Re: Fadawana si Buruda
From: | Alex Fink <a4pq1injbok_0@...> |
Date: | Monday, August 27, 2007, 19:50 |
On Sun, 26 Aug 2007 23:25:17 -0700, Joseph Fatula <joefatula@...> wrote:
>Foolish mortal! You dare inquire about the arcane lore of the
>Conlanging Secrets (TM)??? Okay, I'll tell you.
>
>In this language, you need to know three things to define a consonant:
>its place of articulation, its method, and its voice.
>- There are three places of articulation: labial, dental, and velar.
>- There are three methods, roughly: stop, nasal/approximant, and fricative.
>- There are three "voices": voiceless, voiced, and prevoiced clusters.
>
>As every syllable is phonemically CV, you don't have to worry about
>clusters.
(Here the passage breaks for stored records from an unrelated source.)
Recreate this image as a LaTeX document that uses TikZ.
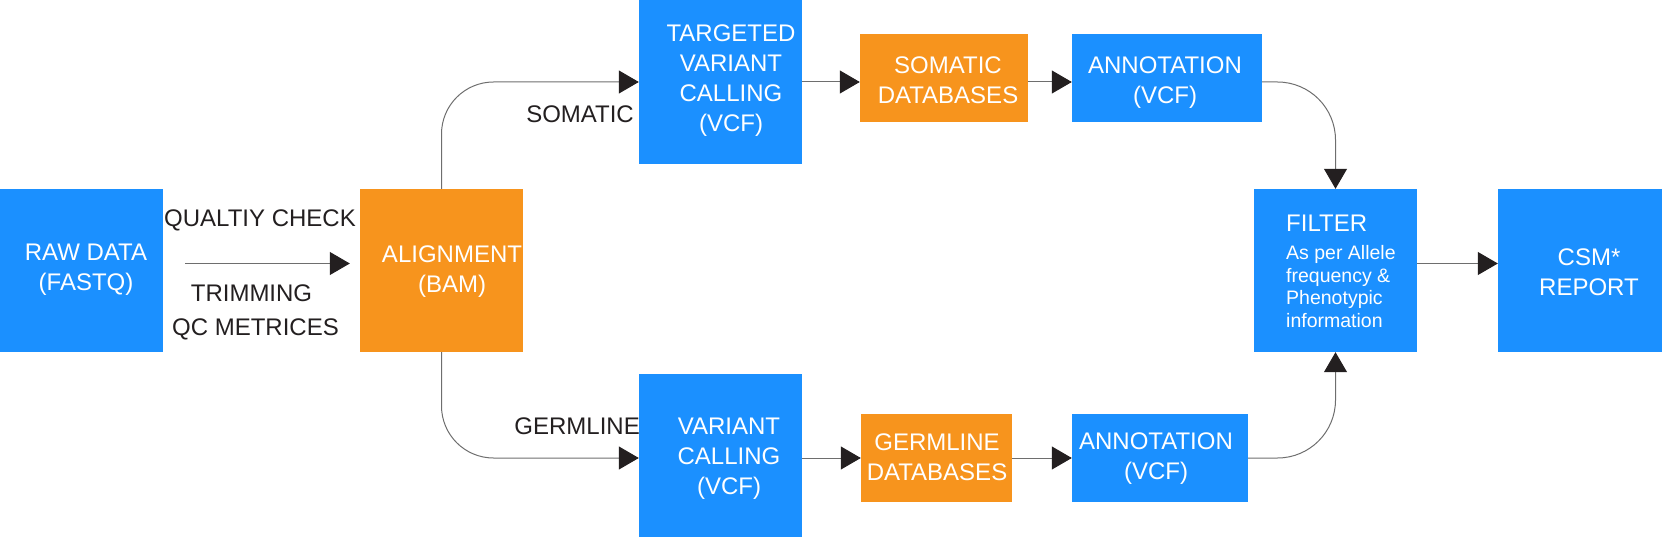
\documentclass[tikz,border=0pt]{standalone}
\usepackage{fontspec}
\setmainfont{Liberation Sans}
\usetikzlibrary{arrows.meta}
\definecolor{bblue}{RGB}{27,144,255}
\definecolor{borange}{RGB}{247,148,29}
\definecolor{dark}{RGB}{35,31,32}
\definecolor{lgray}{RGB}{110,110,110}
\tikzset{
  box/.style={draw=none, inner sep=0pt},
  bluebox/.style={box, fill=bblue},
  orangebox/.style={box, fill=borange},
  wtext/.style={text=white, font=\fontsize{24}{30}\selectfont, align=center, inner sep=0pt},
  ltext/.style={text=dark, font=\fontsize{24}{30}\selectfont, inner sep=0pt},
  conn/.style={draw=lgray, line width=1pt, -{Triangle[length=20pt,width=23pt,color=dark]}},
}
\begin{document}
\begin{tikzpicture}[x=1pt,y=-1pt]
\useasboundingbox (0,0) rectangle (1662,540);
% boxes
\node[bluebox, minimum width=162.5pt, minimum height=163pt] (raw) at (81.25,270.5) {};
\node[orangebox, minimum width=163pt, minimum height=163pt] (align) at (441.5,270.5) {};
\node[bluebox, minimum width=163pt, minimum height=164pt] (tvc) at (720.5,82) {};
\node[orangebox, minimum width=168pt, minimum height=88pt] (somdb) at (944,78) {};
\node[bluebox, minimum width=190pt, minimum height=88pt] (annot1) at (1167,78) {};
\node[bluebox, minimum width=163pt, minimum height=163pt] (filter) at (1335.5,270.5) {};
\node[bluebox, minimum width=164pt, minimum height=163pt] (csm) at (1580,270.5) {};
\node[bluebox, minimum width=163pt, minimum height=163pt] (vc) at (720.5,455.5) {};
\node[orangebox, minimum width=151pt, minimum height=88pt] (germdb) at (936.5,458) {};
\node[bluebox, minimum width=176pt, minimum height=88pt] (annot2) at (1160,458) {};
% texts in boxes
\node[wtext] (rawt) at (86,270) {RAW DATA\\(FASTQ)};
\node[wtext] (alignt) at (452,272) {ALIGNMENT\\(BAM)};
\node[wtext] (tvct) at (731,81) {TARGETED\\VARIANT\\CALLING\\(VCF)};
\node[wtext] (somdbt) at (948,80) {SOMATIC\\DATABASES};
\node[wtext] (annot1t) at (1165,82.5) {ANNOTATION\\(VCF)};
\node[wtext, anchor=north west, align=left] (filtert) at (1286,215) {FILTER};
\node[text=white, anchor=north west, align=left, inner sep=0pt, font=\fontsize{19.5}{22.7}\selectfont] (filters) at (1286,245) {As per Allele\\frequency \&\\Phenotypic\\information};
\node[wtext] (csmt) at (1589,272) {CSM*\\REPORT};
\node[wtext] (vct) at (729,459) {VARIANT\\CALLING\\(VCF)};
\node[wtext] (germdbt) at (937,457.5) {GERMLINE\\DATABASES};
\node[wtext] (annot2t) at (1156,459) {ANNOTATION\\(VCF)};
% labels
\node[ltext] (qc) at (260,220) {QUALTIY CHECK};
\node[ltext] (trim) at (251.5,293) {TRIMMING};
\node[ltext] (qcm) at (255.5,329) {QC METRICES};
\node[ltext, anchor=east] (som) at (634,114.5) {SOMATIC};
\node[ltext, anchor=east] (germ) at (640,426) {GERMLINE};
% connectors
\draw[conn, shorten <=22.5pt, shorten >=10pt] ([yshift=7pt]raw.east) -- ([yshift=7pt]align.west);
\draw[conn, rounded corners=52pt] (align.north) |- (tvc.west);
\draw[conn, rounded corners=52pt] (align.south) |- (vc.west |- germdb.west);
\draw[conn] (tvc.east) -- (tvc.east -| somdb.west);
\draw[conn] (somdb.east |- tvc.east) -- (annot1.west |- tvc.east);
\draw[conn] (vc.east |- germdb.west) -- (germdb.west);
\draw[conn] (germdb.east) -- (annot2.west);
\draw[conn, rounded corners=58pt] (annot1.east |- tvc.east) -| (filter.north);
\draw[conn, rounded corners=58pt] (annot2.east) -| (filter.south);
\draw[conn] ([yshift=7pt]filter.east) -- ([yshift=7pt]csm.west);
\end{tikzpicture}
\end{document}
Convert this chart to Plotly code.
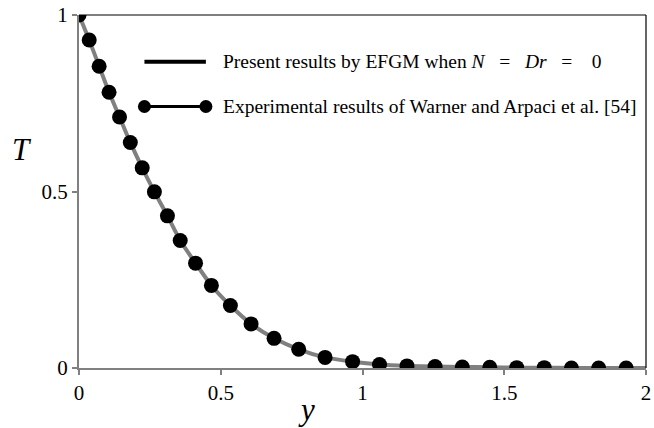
import plotly.graph_objects as go

exp_y = [0.0, 0.036, 0.071, 0.106, 0.143, 0.181, 0.223, 0.266, 0.312, 0.357,
         0.411, 0.467, 0.534, 0.607, 0.688, 0.775, 0.868, 0.965, 1.060, 1.157,
         1.256, 1.352, 1.449, 1.544, 1.641, 1.737, 1.833, 1.930]
exp_T = [1.0, 0.929, 0.855, 0.781, 0.711, 0.639, 0.567, 0.499, 0.431, 0.361,
         0.297, 0.234, 0.177, 0.125, 0.084, 0.053, 0.030, 0.018, 0.010, 0.006,
         0.004, 0.003, 0.002, 0.001, 0.001, 0.0, 0.0, 0.0]

# EFGM result curve
efgm_y = [0.0, 0.036, 0.071, 0.106, 0.143, 0.181, 0.223, 0.266, 0.312, 0.357,
          0.411, 0.467, 0.534, 0.607, 0.688, 0.775, 0.868, 0.965, 1.060, 1.157,
          1.256, 1.352, 1.449, 1.544, 1.641, 1.737, 1.833, 1.930, 2.0]
efgm_T = [1.0, 0.929, 0.855, 0.781, 0.711, 0.639, 0.567, 0.499, 0.431, 0.361,
          0.297, 0.234, 0.177, 0.125, 0.084, 0.053, 0.030, 0.018, 0.010, 0.006,
          0.004, 0.003, 0.002, 0.001, 0.001, 0.0, 0.0, 0.0, 0.0]

x_ticks = [0, 0.5, 1, 1.5, 2]
x_tick_labels = ["0", "0.5", "1", "1.5", "2"]
y_ticks = [0, 0.5, 1]
y_tick_labels = ["0", "0.5", "1"]

S3 = "&nbsp;" * 3
S4 = "&nbsp;" * 4
legend_labels = ["Present results by EFGM when <i>N</i>" + S3 + "=" + S3 + "<i>Dr</i>" + S3 + "=" + S4 + "0",
                 "Experimental results of Warner and Arpaci et al. [54]"]

SERIF = "Liberation Serif, Times New Roman, serif"
GREY = "#808080"

fig = go.Figure()
fig.add_trace(go.Scatter(x=efgm_y, y=efgm_T, mode="lines",
                         line=dict(color=GREY, width=4, shape="spline", smoothing=0.6),
                         showlegend=False, hoverinfo="skip"))
fig.add_trace(go.Scatter(x=exp_y, y=exp_T, mode="markers",
                         marker=dict(color="black", size=15, line=dict(width=0)),
                         showlegend=False))

# frame: top and right black lines
shapes = [
    dict(type="line", xref="paper", yref="paper", x0=0, x1=1, y0=1, y1=1,
         line=dict(color="black", width=1.2)),
    dict(type="line", xref="paper", yref="paper", x0=1, x1=1, y0=0, y1=1,
         line=dict(color="black", width=1.2)),
]

# manual legend
lx0, lx1 = 0.1154, 0.2238
ly = [0.8676, 0.7408]
shapes.append(dict(type="line", xref="paper", yref="paper", x0=lx0, x1=lx1,
                   y0=ly[0], y1=ly[0], line=dict(color="black", width=4)))
shapes.append(dict(type="line", xref="paper", yref="paper", x0=lx0, x1=lx1,
                   y0=ly[1], y1=ly[1], line=dict(color="black", width=3)))
for xa in (lx0, lx1):
    shapes.append(dict(type="circle", xref="paper", yref="paper",
                       xsizemode="pixel", ysizemode="pixel",
                       xanchor=xa, yanchor=ly[1], x0=-6.5, x1=6.5, y0=-6.5, y1=6.5,
                       fillcolor="black", line=dict(color="black", width=0)))

annotations = []
for lab, yy in zip(legend_labels, ly):
    annotations.append(dict(xref="paper", yref="paper", x=0.25, y=yy, text=lab,
                            showarrow=False, xanchor="left", yanchor="middle",
                            font=dict(family=SERIF, size=19.5, color="black")))
annotations.append(dict(xref="paper", yref="paper", x=-0.1, y=0.62, text="<i>T</i>",
                        showarrow=False, xanchor="center", yanchor="middle",
                        font=dict(family=SERIF, size=31, color="black")))
annotations.append(dict(xref="paper", yref="paper", x=0.401, y=-0.118, text="<i>y</i>",
                        showarrow=False, xanchor="center", yanchor="middle",
                        font=dict(family=SERIF, size=31, color="black")))

fig.update_layout(
    width=654, height=428,
    margin=dict(l=79, r=3, t=13, b=60),
    paper_bgcolor="white", plot_bgcolor="white",
    shapes=shapes, annotations=annotations,
    showlegend=False,
    xaxis=dict(range=[0, 2], tickvals=x_ticks, ticktext=x_tick_labels,
               showgrid=False, zeroline=False, showline=True, linecolor=GREY, linewidth=2,
               ticks="outside", ticklen=5, tickcolor=GREY, tickwidth=1.5,
               ticklabeloverflow="allow",
               tickfont=dict(family=SERIF, size=21, color="black")),
    yaxis=dict(range=[0, 1], tickvals=y_ticks, ticktext=y_tick_labels,
               showgrid=False, zeroline=False, showline=True, linecolor=GREY, linewidth=2,
               ticks="outside", ticklen=5, tickcolor=GREY, tickwidth=1.5,
               ticklabeloverflow="allow",
               tickfont=dict(family=SERIF, size=21, color="black")),
)

fig.write_html("out.html")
There are only three vowels: a, i, and u. This means that
>every syllable is defined by four variables: place, method, voice, and
>vowel.
[...]
Are you, perchance, a Set player?
I once made a layout for a linguistic Set deck, with the constraint that the
other player was an English monoglot so I couldn't include anything outside
our lect of English. Going with CV syllables this meant 9 Cs [p t k b d g
m n N], and 9 Vs [& 6 A e(I) @ o(U) i I u], making the four features
place, method+voice, height, backness. The [I] wasn't entirely
satisfactory, but I pretended it was [1] or at least [I\].
Anyway, this makes me wish I'd looked closer at your systems of alternations
when you posted them as puzzles. I got as far as noticing that you had an
involution on the consonants, but gave up at that point, partly, I'm ashamed
to admit, 'cause the nonnaturalism of the scheme looked unrewarding. A
nicely done system.
>The whole point of this was to come up with another method of alteration
>than the ones usually used; affixes, infixes, umlaut, etc., as this is
>intended to be a non-human language. Does this system do that, or does
>ANADIEW?
Let's just say I would be violently floored if ANADEW. I don't think I've
heard of any theory of phonology that could cope with things like the value
of one parameter just copying wholesale the value of a totally unrelated one.